The Celebrate The Macallan event was a different setup to other tastings I’ve attended where all of the drams are laid out in front of you and it is a guided tasting.
There were roughly 200 guests and what turned me off about the event was that since it was a free event, there was not as much attention paid to the speaker Eden Algie, The Macallan US Ambassador, as he deserved. Very charming, funny and knowledgeable. His love for the company he represents really shines through. Really amazing host.
This is my typical gripe with free Scotch Whisky events, there is an element of some people who are ‘moochers’ for free booze and make it difficult for others to really learn with the background noise. Regardless- the presentation was light yet informative with just the right amount of background and history (which is not too much) for the type of event that it was.

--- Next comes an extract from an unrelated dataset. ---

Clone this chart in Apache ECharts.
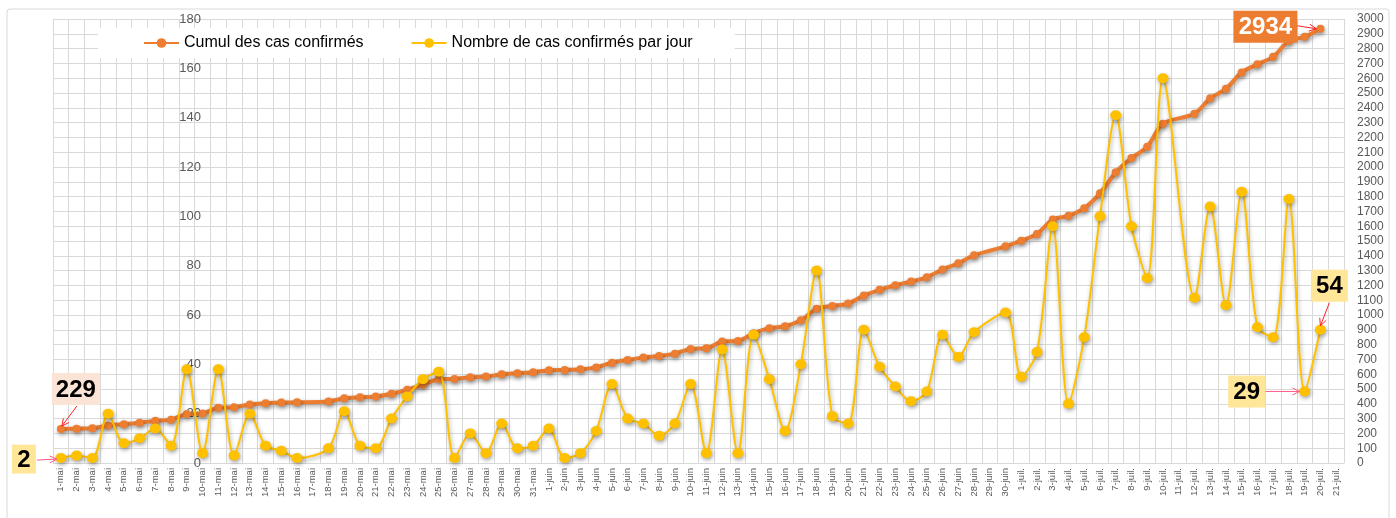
<!DOCTYPE html>
<html>
<head>
<meta charset="utf-8">
<script src="https://cdn.jsdelivr.net/npm/echarts@6/dist/echarts.min.js"></script>
<style>
html,body{margin:0;padding:0;background:#fff;}
#c{width:1396px;height:518px;}
</style>
</head>
<body>
<div id="c"></div>
<script>
const categories = [
 '1-mai','2-mai','3-mai','4-mai','5-mai','6-mai','7-mai','8-mai','9-mai','10-mai',
 '11-mai','12-mai','13-mai','14-mai','15-mai','16-mai','17-mai','18-mai','19-mai','20-mai',
 '21-mai','22-mai','23-mai','24-mai','25-mai','26-mai','27-mai','28-mai','29-mai','30-mai','31-mai',
 '1-juin','2-juin','3-juin','4-juin','5-juin','6-juin','7-juin','8-juin','9-juin','10-juin',
 '11-juin','12-juin','13-juin','14-juin','15-juin','16-juin','17-juin','18-juin','19-juin','20-juin',
 '21-juin','22-juin','23-juin','24-juin','25-juin','26-juin','27-juin','28-juin','29-juin','30-juin',
 '1-juil.','2-juil.','3-juil.','4-juil.','5-juil.','6-juil.','7-juil.','8-juil.','9-juil.','10-juil.',
 '11-juil.','12-juil.','13-juil.','14-juil.','15-juil.','16-juil.','17-juil.','18-juil.','19-juil.','20-juil.','21-juil.'
];
const cumulValues = [
 229,232,234,254,262,272,286,293,331,335,
 373,376,396,403,408,410,null,416,437,444,
 450,468,495,529,566,568,580,584,600,606,613,
 627,629,633,646,678,696,712,723,739,771,
 775,821,825,877,911,924,964,1042,1061,1077,
 1131,1170,1201,1226,1255,1307,1350,1403,null,1464,
 1502,1548,1646,1670,1722,1822,1964,2060,2136,2293,
 null,2360,2464,2528,2639,2694,2745,2852,2880,2934,null
];
const dailyValues = [
 2,3,2,20,8,10,14,7,38,4,
 38,3,20,7,5,2,null,6,21,7,
 6,18,27,34,37,2,12,4,16,6,7,
 14,2,4,13,32,18,16,11,16,32,
 4,46,4,52,34,13,40,78,19,16,
 54,39,31,25,29,52,43,53,null,61,
 35,45,96,24,51,100,141,96,75,156,
 null,67,104,64,110,55,51,107,29,54,null
];
const leftTicks = {min:0, max:180, interval:20};
const rightTicks = {min:0, max:3000, interval:100};
const seriesNames = ['Cumul des cas confirmés','Nombre de cas confirmés par jour'];

const FONT = 'Liberation Sans, Arial, sans-serif';
const chart = echarts.init(document.getElementById('c'), null, {renderer:'canvas'});
const shadow = {shadowBlur:4, shadowColor:'rgba(0,0,0,0.35)', shadowOffsetY:2, shadowOffsetX:1};

chart.setOption({
  backgroundColor:'#fff',
  animation:false,
  textStyle:{fontFamily:FONT},
  grid:{left:53, right:52, top:19, bottom:55, containLabel:false},
  legend:{
    left:98, top:28,
    backgroundColor:'#fff',
    padding:[7,42,7,45],
    itemGap:47, itemWidth:35, itemHeight:12,
    textStyle:{fontSize:16, color:'#000', fontFamily:FONT},
    data:seriesNames
  },
  xAxis:{
    type:'category', data:categories, boundaryGap:true,
    axisLine:{show:true, lineStyle:{color:'#d9d9d9'}},
    axisTick:{show:false},
    axisLabel:{rotate:90, fontSize:9.5, color:'#595959', interval:0, margin:5, fontFamily:FONT},
    splitLine:{show:true, interval:0, lineStyle:{color:'#d9d9d9', width:1}}
  },
  yAxis:[
    {type:'value', position:'left', offset:-148, min:leftTicks.min, max:leftTicks.max, interval:leftTicks.interval,
     axisLine:{show:false}, axisTick:{show:false}, splitLine:{show:false},
     axisLabel:{color:'#595959', fontSize:13, margin:0, fontFamily:FONT, formatter:v => String(v)}},
    {type:'value', position:'right', min:rightTicks.min, max:rightTicks.max, interval:rightTicks.interval,
     axisLine:{show:false}, axisTick:{show:false},
     splitLine:{show:true, lineStyle:{color:'#d9d9d9', width:1}},
     axisLabel:{color:'#595959', fontSize:12, margin:13, fontFamily:FONT, formatter:v => String(v)}}
  ],
  series:[
    {name:seriesNames[0], type:'line', yAxisIndex:1, data:cumulValues, connectNulls:true, smooth:0.3,
     symbol:'circle', symbolSize:8, showAllSymbol:true,
     lineStyle:Object.assign({color:'#ED7D31', width:4}, shadow),
     itemStyle:Object.assign({color:'#ED7D31'}, shadow), z:2},
    {name:seriesNames[1], type:'line', yAxisIndex:0, data:dailyValues, connectNulls:true, smooth:0.3,
     symbol:'circle', symbolSize:[11,10], showAllSymbol:true,
     lineStyle:Object.assign({color:'#FFC000', width:2}, shadow),
     itemStyle:Object.assign({color:'#FFC000'}, shadow), z:3}
  ]
});

// annotations anchored to data points
const notes = [
  {axis:1, idx:0, arr:cumulValues, bg:'#FBE3D6', fg:'#000', w:48, h:32, cx:15, cy:-40, a:[16,-23], b:[1,-3], ac:'#FF2020'},
  {axis:0, idx:0, arr:dailyValues, bg:'#FFE699', fg:'#000', w:24, h:29, cx:-37, cy:1, a:[-24,2], b:[-4,1], ac:'#FF5B8A'},
  {axis:1, idx:80, arr:cumulValues, bg:'#ED7D31', fg:'#fff', w:64, h:32, cx:-55, cy:-2, a:[-23,-3], b:[-4,0], ac:'#FF2020'},
  {axis:0, idx:80, arr:dailyValues, bg:'#FFE699', fg:'#000', w:37, h:32, cx:9, cy:-44, a:[9,-27], b:[0,-4], ac:'#FF2020'},
  {axis:0, idx:79, arr:dailyValues, bg:'#FFE699', fg:'#000', w:37, h:32, cx:-58, cy:0, a:[-39,0], b:[-5,0], ac:'#FF5B8A'}
];
const g = [];
g.push({type:'rect', shape:{x:7, y:9, width:1382, height:520, r:3}, style:{fill:null, stroke:'#d9d9d9', lineWidth:1}, z:0, silent:true});
notes.forEach(n => {
  const p = chart.convertToPixel({xAxisIndex:0, yAxisIndex:n.axis}, [n.idx, n.arr[n.idx]]);
  g.push({type:'rect', shape:{x:p[0]+n.cx-n.w/2, y:p[1]+n.cy-n.h/2, width:n.w, height:n.h}, style:{fill:n.bg}, z:100});
  g.push({type:'text', x:p[0]+n.cx, y:p[1]+n.cy+1, style:{text:String(n.arr[n.idx]), fill:n.fg, font:'bold 24px '+FONT, textAlign:'center', textVerticalAlign:'middle'}, z:101});
  const ax = p[0]+n.a[0], ay = p[1]+n.a[1], bx = p[0]+n.b[0], by = p[1]+n.b[1];
  const ang = Math.atan2(by-ay, bx-ax), L = 8, sp = 0.45;
  g.push({type:'line', shape:{x1:ax, y1:ay, x2:bx, y2:by}, style:{stroke:n.ac, lineWidth:1}, z:102});
  g.push({type:'polyline', shape:{points:[
    [bx - L*Math.cos(ang-sp), by - L*Math.sin(ang-sp)], [bx, by],
    [bx - L*Math.cos(ang+sp), by - L*Math.sin(ang+sp)]]}, style:{stroke:n.ac, lineWidth:1, fill:null}, z:102});
});
chart.setOption({graphic:g});
</script>
</body>
</html>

In all there were 5 pours. I could be wrong, because again, the noise level from the back of the room made it hard to hear everything. Also presented was the iceball machine. And a few “oohs and aaahs” from this Lalique bottle.
Went to the NYC event Friday night. The location was in a loft near the 31st St ramp to the Lincoln Tunnel. It was a nice place. They registered everyone in the lobby and gave a gold colored token and a survey card. Once up to the 12th floor on a too slow elevator (20 min wait ) you got your first dram in a rocks glass. It was Macallan 10 year. I saw a plate that looked like it had had some snacks but was pretty much empty except for a couple of triangles of cheese and a few berries. There was a large table manned with 2 bartendenders happily giving refils of the 10 year along with mixers and ice. I was taken aback by the selection of mixers. They had Ginger ale, Coke, and Diet Coke. No seltzer/Club soda. I tried some mixed with ginger and must admit it was not bad.
I then found a seat at a table that had a large glass full of salted mixed nuts, and waited for the presentation to begin. Mrs Doc showed up a bit late and missed out on the 10 year sample.
The presentation was by a big shot in the company who ws very personable called an Ambassador of Macallan. Video of Scotland and factory production methods, oak barrels etc. pretty interesting. Then a Macarin glass of 12 year old ws distributed to all by waiters. Each table also had a pitcher of water for adding to the whiskey. He spoke some more about haw Macalln spends more money every year on barrels than all other Scotch distillers combined. They loan them to the Spanish to age sherry for a few years before the put them to use. It is easy to obtain used Bourbon barrels because Bourbon barrels can only be used once for Bourbon making. When they distill the product they only cut either 16 or 19% of the total amount of alcohol.
Then a sample of the 15 year. He asks if anyone has taken a wine tasting class with the purpose of telling you not to stick your nose all the way into the glass for the aroma. Also says how some water opens up the flavors and makes them more available and distinct.
Here comes the 17 year. We see some pics of him at various events and what was going on in the world when the whiskey was first put in casks to age. When you think about it the final dram, the 18 year was started in 1990. That was a long time go. The brew masters select 50 or so barrels of the hootch resting since 1990 and that is what the mix and bottle. The Ambassador also said that he has tasted all kind of elite bottlings and most FAQ is what he thinks is best. His answer is the 18 year.
Then you fill out the survey card with questions and comments, hand it in and receive a gift bag with a Macarin whiskey glass a 50 ml bottle of 12 year and a Godiva 72% chocolate bar with almonds. And leave with a nice buzz.
I attended the Macallan tasting in San Francisco last nite. I thought the presentation was, at times, a little too much of a "rah-rah" pep rally. We did get to taste 5 different Macallan single-malts. The appetizers served were tasty and ample. On our way out the door, we received a 1/10th bottle of the 12-year old single malt and a nice tasting glass.
This is worth the effort if you can attend. It is remenscent of how the J. Walker used to do their events a few years ago before they switched to thimbule sized tastes of each whiskey.
You are ushered in and handed a glass of Macallen 10yr. Fine Oak. ( I've always liked this product) there are some apps and whathave you.
then you grab a table and settle in. Don't be afraid to go back up and ask for a refil on the 10yr Fine Oak. You only get a "token" for one drink but i was happily poured another dram.
The tasting is what you expect with an ambassador giving a spiel and running through the macallan product. Products distributed for tasting are: 12 yr original, 15yr. Fine Oak, 17 yr. Fine oak, and the Macallen 25yr.
When you leave, if you hand them a survey, you get a gift bag that contains a black Macallan hat and a Glencairn glass.
You should go if yo can. Total time of the event is about an hour and a half. I left with a very nice buzz.